Common FAQs and Misconceptions¶

Q: Is Cosmos DB a replacement for Azure SQL Database? A: Not necessarily. Cosmos DB is for unstructured/semi-structured data and massive scale; Azure SQL is better for complex relational joins and strict ACID-heavy transactional integrity.

Q: Does 'Eventual Consistency' mean my data might be lost? A: No, it only means a read might return an older version of the data for a brief window. The data is still durably stored and will eventually be consistent across all replicas.

⚠️ Q: Can I change my Partition Key after the database is live? A: No. This is a common mistake. Once a container is created, the PK is immutable. To change it, you must create a new container and migrate the data.

Q: Does every write cost the same amount of RUs? A: No. Larger documents and documents with more indexed properties cost more RUs to write.

Q: Is the Change Feed available for all API types? A: No, it is a core feature of the NoSQL (SQL) API. Other APIs like MongoDB have different mechanisms for change tracking.
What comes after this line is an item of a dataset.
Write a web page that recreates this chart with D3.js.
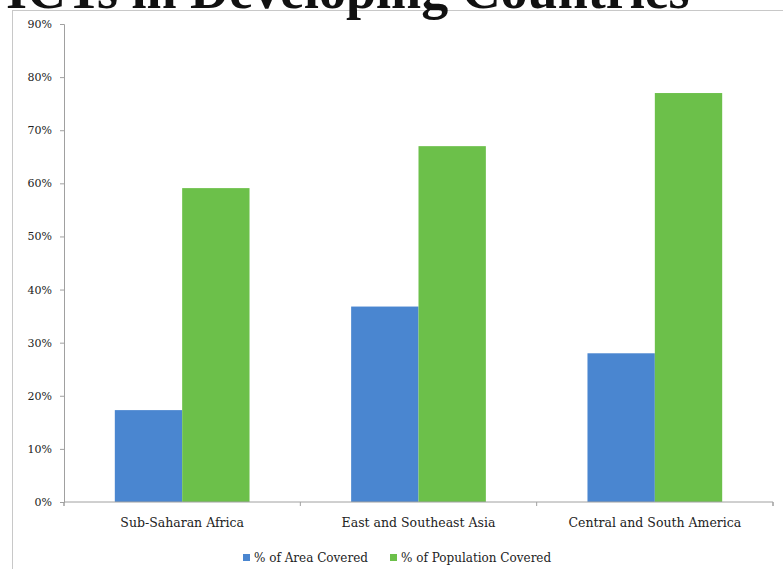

Exam & Certification Focus (DP-203)¶

Design Partition Keys (Domain: Design and implement data storage): Expect questions on identifying high-cardinality keys to avoid hot partitions. 📌 High Frequency.
Select Consistency Levels (Domain: Implement and manage data processing): You will likely be given a scenario (e.g., "a global retail app needs low latency but can tolerate slight lag") and asked to pick the correct level. 📌 High Frequency.
Implement Change Feed (Domain: Implement and manage data processing): Understanding how to use Change Feed to trigger downstream logic is critical.
Configure Throughput (Domain: Design and implement data storage): Distinguishing between Manual, Autoscale, and Serverless.

Quick Recap¶

Partition Keys are the foundation of scalability; choose them based on cardinality.
Request Units (RUs) represent the abstracted cost of all database operations.
Consistency is a spectrum; choose the level that balances latency against data freshness.
Autoscale is the best middle ground for unpredictable production workloads.
The Change Feed enables powerful, event-driven data architectures.